§ **Data excerpt**
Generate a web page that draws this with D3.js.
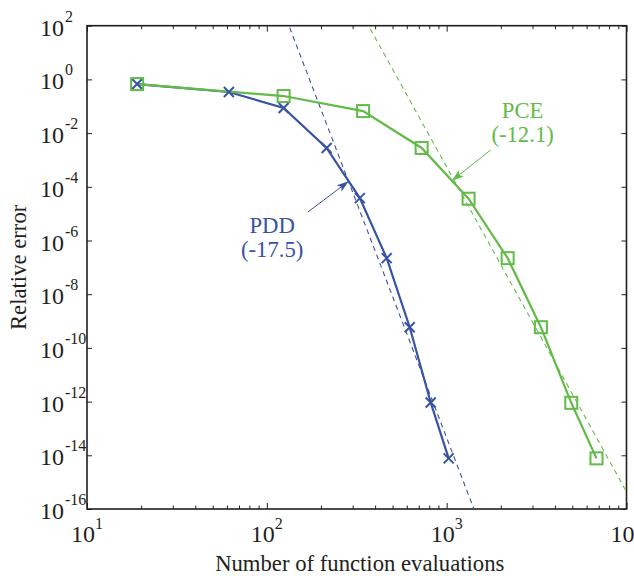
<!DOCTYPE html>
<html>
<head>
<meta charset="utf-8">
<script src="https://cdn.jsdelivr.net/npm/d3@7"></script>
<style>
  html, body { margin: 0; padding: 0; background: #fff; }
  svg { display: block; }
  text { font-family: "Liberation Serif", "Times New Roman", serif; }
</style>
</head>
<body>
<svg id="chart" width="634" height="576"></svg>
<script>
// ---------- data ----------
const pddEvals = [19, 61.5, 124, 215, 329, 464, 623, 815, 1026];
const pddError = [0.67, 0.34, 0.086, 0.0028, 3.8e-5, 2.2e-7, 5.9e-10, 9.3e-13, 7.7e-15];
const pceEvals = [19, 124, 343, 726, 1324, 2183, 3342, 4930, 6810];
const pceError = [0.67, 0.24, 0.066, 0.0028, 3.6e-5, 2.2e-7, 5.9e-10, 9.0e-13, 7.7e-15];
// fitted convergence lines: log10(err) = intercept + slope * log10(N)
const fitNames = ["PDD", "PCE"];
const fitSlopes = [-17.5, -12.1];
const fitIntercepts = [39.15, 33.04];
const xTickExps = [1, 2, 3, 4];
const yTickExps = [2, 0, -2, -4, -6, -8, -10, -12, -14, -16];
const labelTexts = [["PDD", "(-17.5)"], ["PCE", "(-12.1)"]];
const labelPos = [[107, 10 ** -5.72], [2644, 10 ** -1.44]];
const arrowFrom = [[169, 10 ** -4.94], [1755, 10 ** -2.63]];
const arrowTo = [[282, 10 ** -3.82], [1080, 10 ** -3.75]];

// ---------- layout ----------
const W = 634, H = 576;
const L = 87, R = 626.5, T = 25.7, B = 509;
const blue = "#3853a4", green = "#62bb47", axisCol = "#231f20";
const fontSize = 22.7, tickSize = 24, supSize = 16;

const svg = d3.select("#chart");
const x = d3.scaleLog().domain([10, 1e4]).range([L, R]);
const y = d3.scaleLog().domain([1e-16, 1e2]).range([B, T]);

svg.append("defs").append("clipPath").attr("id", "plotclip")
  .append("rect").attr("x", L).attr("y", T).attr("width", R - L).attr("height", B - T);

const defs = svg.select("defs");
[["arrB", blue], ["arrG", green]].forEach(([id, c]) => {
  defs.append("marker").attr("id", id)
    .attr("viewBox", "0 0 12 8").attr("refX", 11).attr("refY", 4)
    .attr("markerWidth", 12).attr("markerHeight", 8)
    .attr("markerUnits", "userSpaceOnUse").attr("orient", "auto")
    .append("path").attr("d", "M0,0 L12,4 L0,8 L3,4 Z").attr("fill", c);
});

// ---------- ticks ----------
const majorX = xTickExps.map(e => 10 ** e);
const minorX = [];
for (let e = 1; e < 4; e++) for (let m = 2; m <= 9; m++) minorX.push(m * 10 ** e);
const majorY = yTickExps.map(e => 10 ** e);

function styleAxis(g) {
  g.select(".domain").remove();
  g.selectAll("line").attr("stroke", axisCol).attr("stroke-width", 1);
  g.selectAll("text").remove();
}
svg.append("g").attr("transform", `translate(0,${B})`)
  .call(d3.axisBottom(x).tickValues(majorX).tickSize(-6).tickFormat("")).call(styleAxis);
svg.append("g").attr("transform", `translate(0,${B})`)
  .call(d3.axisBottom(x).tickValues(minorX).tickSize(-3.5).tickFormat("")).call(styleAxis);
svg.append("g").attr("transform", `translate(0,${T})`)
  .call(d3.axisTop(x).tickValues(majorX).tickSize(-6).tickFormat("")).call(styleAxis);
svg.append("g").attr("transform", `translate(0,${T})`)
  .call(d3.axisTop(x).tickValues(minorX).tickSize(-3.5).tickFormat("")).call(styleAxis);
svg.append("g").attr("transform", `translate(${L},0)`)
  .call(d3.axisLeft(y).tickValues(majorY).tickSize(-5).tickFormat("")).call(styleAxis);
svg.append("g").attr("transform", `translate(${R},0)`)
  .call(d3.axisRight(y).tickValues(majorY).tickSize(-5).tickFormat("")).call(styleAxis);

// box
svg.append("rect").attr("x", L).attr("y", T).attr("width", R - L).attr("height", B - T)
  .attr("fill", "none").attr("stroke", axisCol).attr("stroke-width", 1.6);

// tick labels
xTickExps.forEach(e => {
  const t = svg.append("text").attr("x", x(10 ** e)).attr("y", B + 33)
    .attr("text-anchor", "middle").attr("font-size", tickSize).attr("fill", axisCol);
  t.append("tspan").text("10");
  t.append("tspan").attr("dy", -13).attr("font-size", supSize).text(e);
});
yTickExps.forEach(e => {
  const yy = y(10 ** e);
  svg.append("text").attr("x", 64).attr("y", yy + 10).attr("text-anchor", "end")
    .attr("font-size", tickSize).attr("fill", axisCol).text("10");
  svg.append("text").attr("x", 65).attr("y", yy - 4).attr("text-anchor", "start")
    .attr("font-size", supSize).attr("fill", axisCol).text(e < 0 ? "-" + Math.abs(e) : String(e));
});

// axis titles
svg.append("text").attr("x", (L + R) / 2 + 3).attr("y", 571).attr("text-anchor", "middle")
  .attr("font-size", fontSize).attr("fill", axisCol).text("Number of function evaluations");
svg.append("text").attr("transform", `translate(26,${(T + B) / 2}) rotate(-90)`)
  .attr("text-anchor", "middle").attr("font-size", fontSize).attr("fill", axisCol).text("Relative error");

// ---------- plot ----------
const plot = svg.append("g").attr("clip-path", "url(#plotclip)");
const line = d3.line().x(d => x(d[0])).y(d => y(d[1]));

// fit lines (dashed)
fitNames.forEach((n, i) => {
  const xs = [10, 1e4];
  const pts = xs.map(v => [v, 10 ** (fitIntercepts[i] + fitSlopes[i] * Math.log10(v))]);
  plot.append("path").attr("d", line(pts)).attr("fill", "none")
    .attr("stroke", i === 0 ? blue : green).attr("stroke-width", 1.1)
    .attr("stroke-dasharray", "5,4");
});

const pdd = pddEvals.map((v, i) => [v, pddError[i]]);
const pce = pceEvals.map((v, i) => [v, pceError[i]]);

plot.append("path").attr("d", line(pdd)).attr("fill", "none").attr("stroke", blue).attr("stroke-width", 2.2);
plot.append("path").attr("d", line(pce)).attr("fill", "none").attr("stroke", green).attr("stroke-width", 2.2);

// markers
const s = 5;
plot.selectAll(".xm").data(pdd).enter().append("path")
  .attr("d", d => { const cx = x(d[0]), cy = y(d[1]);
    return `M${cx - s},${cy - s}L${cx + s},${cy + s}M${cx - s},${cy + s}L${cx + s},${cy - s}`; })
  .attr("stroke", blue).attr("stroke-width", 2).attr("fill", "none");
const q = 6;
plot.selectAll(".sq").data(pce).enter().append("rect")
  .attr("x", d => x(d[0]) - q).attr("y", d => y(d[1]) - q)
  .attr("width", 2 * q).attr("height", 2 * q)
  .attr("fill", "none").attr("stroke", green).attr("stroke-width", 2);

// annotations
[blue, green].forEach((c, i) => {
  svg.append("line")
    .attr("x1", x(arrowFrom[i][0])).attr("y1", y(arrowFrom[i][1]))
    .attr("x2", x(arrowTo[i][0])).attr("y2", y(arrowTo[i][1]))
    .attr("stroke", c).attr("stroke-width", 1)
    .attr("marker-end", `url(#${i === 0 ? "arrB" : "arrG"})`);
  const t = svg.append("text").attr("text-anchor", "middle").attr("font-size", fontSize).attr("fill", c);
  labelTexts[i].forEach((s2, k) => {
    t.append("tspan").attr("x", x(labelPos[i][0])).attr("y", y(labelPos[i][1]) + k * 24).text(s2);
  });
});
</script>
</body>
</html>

§ **Exercise requirements**
Reproduce the listing exactly. Leave its pictures out.

§ **Answer to this problem**
Generate a web page that draws this with D3.js.
<!DOCTYPE html>
<html>
<head>
<meta charset="utf-8">
<script src="https://cdn.jsdelivr.net/npm/d3@7"></script>
<style>
  html, body { margin: 0; padding: 0; background: #fff; }
  svg { display: block; }
  text { font-family: "Liberation Serif", "Times New Roman", serif; }
</style>
</head>
<body>
<svg id="chart" width="634" height="576"></svg>
<script>
// ---------- data ----------
const pddEvals = [19, 61.5, 124, 215, 329, 464, 623, 815, 1026];
const pddError = [0.67, 0.34, 0.086, 0.0028, 3.8e-5, 2.2e-7, 5.9e-10, 9.3e-13, 7.7e-15];
const pceEvals = [19, 124, 343, 726, 1324, 2183, 3342, 4930, 6810];
const pceError = [0.67, 0.24, 0.066, 0.0028, 3.6e-5, 2.2e-7, 5.9e-10, 9.0e-13, 7.7e-15];
// fitted convergence lines: log10(err) = intercept + slope * log10(N)
const fitNames = ["PDD", "PCE"];
const fitSlopes = [-17.5, -12.1];
const fitIntercepts = [39.15, 33.04];
const xTickExps = [1, 2, 3, 4];
const yTickExps = [2, 0, -2, -4, -6, -8, -10, -12, -14, -16];
const labelTexts = [["PDD", "(-17.5)"], ["PCE", "(-12.1)"]];
const labelPos = [[107, 10 ** -5.72], [2644, 10 ** -1.44]];
const arrowFrom = [[169, 10 ** -4.94], [1755, 10 ** -2.63]];
const arrowTo = [[282, 10 ** -3.82], [1080, 10 ** -3.75]];

// ---------- layout ----------
const W = 634, H = 576;
const L = 87, R = 626.5, T = 25.7, B = 509;
const blue = "#3853a4", green = "#62bb47", axisCol = "#231f20";
const fontSize = 22.7, tickSize = 24, supSize = 16;

const svg = d3.select("#chart");
const x = d3.scaleLog().domain([10, 1e4]).range([L, R]);
const y = d3.scaleLog().domain([1e-16, 1e2]).range([B, T]);

svg.append("defs").append("clipPath").attr("id", "plotclip")
  .append("rect").attr("x", L).attr("y", T).attr("width", R - L).attr("height", B - T);

const defs = svg.select("defs");
[["arrB", blue], ["arrG", green]].forEach(([id, c]) => {
  defs.append("marker").attr("id", id)
    .attr("viewBox", "0 0 12 8").attr("refX", 11).attr("refY", 4)
    .attr("markerWidth", 12).attr("markerHeight", 8)
    .attr("markerUnits", "userSpaceOnUse").attr("orient", "auto")
    .append("path").attr("d", "M0,0 L12,4 L0,8 L3,4 Z").attr("fill", c);
});

// ---------- ticks ----------
const majorX = xTickExps.map(e => 10 ** e);
const minorX = [];
for (let e = 1; e < 4; e++) for (let m = 2; m <= 9; m++) minorX.push(m * 10 ** e);
const majorY = yTickExps.map(e => 10 ** e);

function styleAxis(g) {
  g.select(".domain").remove();
  g.selectAll("line").attr("stroke", axisCol).attr("stroke-width", 1);
  g.selectAll("text").remove();
}
svg.append("g").attr("transform", `translate(0,${B})`)
  .call(d3.axisBottom(x).tickValues(majorX).tickSize(-6).tickFormat("")).call(styleAxis);
svg.append("g").attr("transform", `translate(0,${B})`)
  .call(d3.axisBottom(x).tickValues(minorX).tickSize(-3.5).tickFormat("")).call(styleAxis);
svg.append("g").attr("transform", `translate(0,${T})`)
  .call(d3.axisTop(x).tickValues(majorX).tickSize(-6).tickFormat("")).call(styleAxis);
svg.append("g").attr("transform", `translate(0,${T})`)
  .call(d3.axisTop(x).tickValues(minorX).tickSize(-3.5).tickFormat("")).call(styleAxis);
svg.append("g").attr("transform", `translate(${L},0)`)
  .call(d3.axisLeft(y).tickValues(majorY).tickSize(-5).tickFormat("")).call(styleAxis);
svg.append("g").attr("transform", `translate(${R},0)`)
  .call(d3.axisRight(y).tickValues(majorY).tickSize(-5).tickFormat("")).call(styleAxis);

// box
svg.append("rect").attr("x", L).attr("y", T).attr("width", R - L).attr("height", B - T)
  .attr("fill", "none").attr("stroke", axisCol).attr("stroke-width", 1.6);

// tick labels
xTickExps.forEach(e => {
  const t = svg.append("text").attr("x", x(10 ** e)).attr("y", B + 33)
    .attr("text-anchor", "middle").attr("font-size", tickSize).attr("fill", axisCol);
  t.append("tspan").text("10");
  t.append("tspan").attr("dy", -13).attr("font-size", supSize).text(e);
});
yTickExps.forEach(e => {
  const yy = y(10 ** e);
  svg.append("text").attr("x", 64).attr("y", yy + 10).attr("text-anchor", "end")
    .attr("font-size", tickSize).attr("fill", axisCol).text("10");
  svg.append("text").attr("x", 65).attr("y", yy - 4).attr("text-anchor", "start")
    .attr("font-size", supSize).attr("fill", axisCol).text(e < 0 ? "-" + Math.abs(e) : String(e));
});

// axis titles
svg.append("text").attr("x", (L + R) / 2 + 3).attr("y", 571).attr("text-anchor", "middle")
  .attr("font-size", fontSize).attr("fill", axisCol).text("Number of function evaluations");
svg.append("text").attr("transform", `translate(26,${(T + B) / 2}) rotate(-90)`)
  .attr("text-anchor", "middle").attr("font-size", fontSize).attr("fill", axisCol).text("Relative error");

// ---------- plot ----------
const plot = svg.append("g").attr("clip-path", "url(#plotclip)");
const line = d3.line().x(d => x(d[0])).y(d => y(d[1]));

// fit lines (dashed)
fitNames.forEach((n, i) => {
  const xs = [10, 1e4];
  const pts = xs.map(v => [v, 10 ** (fitIntercepts[i] + fitSlopes[i] * Math.log10(v))]);
  plot.append("path").attr("d", line(pts)).attr("fill", "none")
    .attr("stroke", i === 0 ? blue : green).attr("stroke-width", 1.1)
    .attr("stroke-dasharray", "5,4");
});

const pdd = pddEvals.map((v, i) => [v, pddError[i]]);
const pce = pceEvals.map((v, i) => [v, pceError[i]]);

plot.append("path").attr("d", line(pdd)).attr("fill", "none").attr("stroke", blue).attr("stroke-width", 2.2);
plot.append("path").attr("d", line(pce)).attr("fill", "none").attr("stroke", green).attr("stroke-width", 2.2);

// markers
const s = 5;
plot.selectAll(".xm").data(pdd).enter().append("path")
  .attr("d", d => { const cx = x(d[0]), cy = y(d[1]);
    return `M${cx - s},${cy - s}L${cx + s},${cy + s}M${cx - s},${cy + s}L${cx + s},${cy - s}`; })
  .attr("stroke", blue).attr("stroke-width", 2).attr("fill", "none");
const q = 6;
plot.selectAll(".sq").data(pce).enter().append("rect")
  .attr("x", d => x(d[0]) - q).attr("y", d => y(d[1]) - q)
  .attr("width", 2 * q).attr("height", 2 * q)
  .attr("fill", "none").attr("stroke", green).attr("stroke-width", 2);

// annotations
[blue, green].forEach((c, i) => {
  svg.append("line")
    .attr("x1", x(arrowFrom[i][0])).attr("y1", y(arrowFrom[i][1]))
    .attr("x2", x(arrowTo[i][0])).attr("y2", y(arrowTo[i][1]))
    .attr("stroke", c).attr("stroke-width", 1)
    .attr("marker-end", `url(#${i === 0 ? "arrB" : "arrG"})`);
  const t = svg.append("text").attr("text-anchor", "middle").attr("font-size", fontSize).attr("fill", c);
  labelTexts[i].forEach((s2, k) => {
    t.append("tspan").attr("x", x(labelPos[i][0])).attr("y", y(labelPos[i][1]) + k * 24).text(s2);
  });
});
</script>
</body>
</html>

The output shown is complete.